YOUR OBJECTIVE: Please print exactly the lines below, from the start of the material up to and including the line with "import * as", but none of the pictures.

PROVIDED DATA:
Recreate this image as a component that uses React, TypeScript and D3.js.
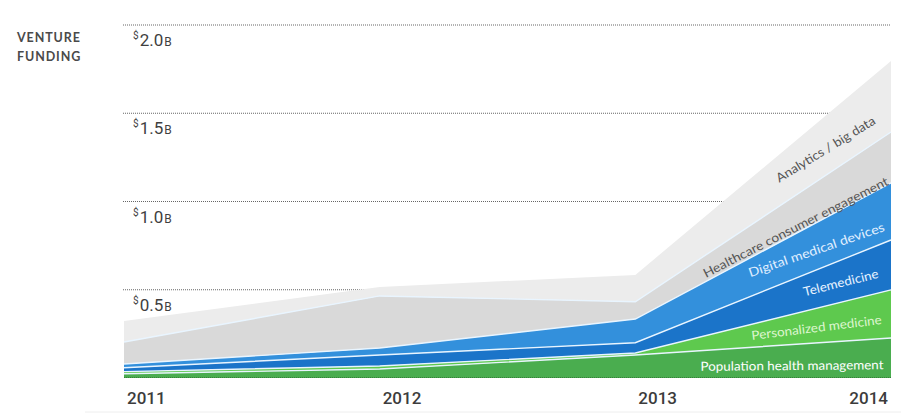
import React from "react";
import * as d3 from "d3";

const years = [2011, 2012, 2013, 2014];
const seriesKeys = [
  "Population health management",
  "Personalized medicine",
  "Telemedicine",
  "Digital medical devices",
  "Healthcare consumer engagement",
  "Analytics / big data",
];
// values in $B per year
const population = [0.024, 0.051, 0.13, 0.227];
const personalized = [0.012, 0.017, 0.012, 0.272];
const telemedicine = [0.022, 0.062, 0.058, 0.283];
const digitalDevices = [0.021, 0.04, 0.134, 0.323];
const consumerEngagement = [0.125, 0.295, 0.098, 0.289];
const analytics = [0.119, 0.051, 0.152, 0.402];
const yTicks = [0.5, 1.0, 1.5, 2.0];
const yearLabels = ["2011", "2012", "2013", "2014"];

const colors = ["#4aad4f", "#5ec94e", "#1b74c9", "#3390dc", "#d9d9d9", "#ececec"];
const labelColors = ["#ffffff", "#dff6d0", "#e6f2ff", "#e0efff", "#555555", "#555555"];
// label anchors in data coordinates (year, $B), angle, text length
const labelYear = [2013.613, 2013.711, 2013.808, 2013.714, 2013.635, 2013.753];
const labelValue = [0.045, 0.261, 0.516, 0.703, 0.832, 1.275];
const labelAngle = [-0.5, -7, -14, -19, -27, -31.5];
const labelLen = [183, 131, 77, 143, 206, 114];

export default function App() {
  const W = 901, H = 415;
  const x = d3.scaleLinear().domain([2011, 2014]).range([124, 891]);
  const y = d3.scaleLinear().domain([0, 2]).range([378, 25]);
  const all = [population, personalized, telemedicine, digitalDevices, consumerEngagement, analytics];
  const table = years.map((yr, i) => {
    const row: any = { year: yr };
    seriesKeys.forEach((k, j) => (row[k] = all[j][i]));
    return row;
  });
  const stack = d3.stack().keys(seriesKeys)(table as any);
  const area = d3
    .area<any>()
    .x((d) => x(d.data.year))
    .y0((d) => y(d[0]))
    .y1((d) => y(d[1]));
  const topLine = d3
    .line<any>()
    .x((d) => x(d.data.year))
    .y((d) => y(d[1]));

  return (
    <svg width={W} height={H} style={{ position: "absolute", left: 0, top: 0, background: "#fff" }}>
      <text x={17} y={42} fontFamily="Lato" fontWeight={700} fontSize={12.5} letterSpacing={0.9} fill="#4a4a4a">
        VENTURE
      </text>
      <text x={17} y={61} fontFamily="Lato" fontWeight={700} fontSize={12.5} letterSpacing={0.9} fill="#4a4a4a">
        FUNDING
      </text>
      {yTicks.map((t) => (
        <g key={t}>
          <line x1={123} x2={890} y1={y(t)} y2={y(t)} stroke="#666" strokeWidth={1} strokeDasharray="1,1" />
          <text x={133} y={y(t) + 21} fontFamily="Roboto" fill="#3f3f3f">
            <tspan fontSize={10} dy={-7}>$</tspan>
            <tspan fontSize={17} dy={7} dx={1}>{t.toFixed(1)}</tspan>
            <tspan fontSize={12} dx={1}>B</tspan>
          </text>
        </g>
      ))}
      {stack.map((s, i) => (
        <path key={s.key} d={area(s as any) || ""} fill={colors[i]} />
      ))}
      {stack.slice(0, stack.length - 1).map((s) => (
        <path key={s.key + "l"} d={topLine(s as any) || ""} fill="none" stroke="#e9f5ff" strokeWidth={1.4} />
      ))}
      <line x1={124} x2={891} y1={y(0) - 0.5} y2={y(0) - 0.5} stroke="#2d6e30" strokeWidth={1} strokeDasharray="1,1" opacity={0.7} />
      {seriesKeys.map((k, i) => (
        <text
          key={k + "t"}
          transform={`translate(${x(labelYear[i])},${y(labelValue[i])}) rotate(${labelAngle[i]})`}
          textAnchor="middle"
          fontFamily="Lato"
          fontSize={12.5}
          fill={labelColors[i]}
          textLength={labelLen[i]}
          lengthAdjust="spacingAndGlyphs"
        >
          {k}
        </text>
      ))}
      {yearLabels.map((l, i) => (
        <text
          key={l}
          x={i === 3 ? x(years[i]) - 3 : x(years[i]) + 3}
          y={404}
          textAnchor={i === 3 ? "end" : "start"}
          fontFamily="Roboto"
          fontWeight={500}
          fontSize={17}
          fill="#3c3c3c"
        >
          {l}
        </text>
      ))}
      <line x1={85} x2={901} y1={412} y2={412} stroke="#eeeeee" strokeWidth={1} />
    </svg>
  );
}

FINAL RESULT:
Recreate this image as a component that uses React, TypeScript and D3.js.
import React from "react";
import * as d3 from "d3";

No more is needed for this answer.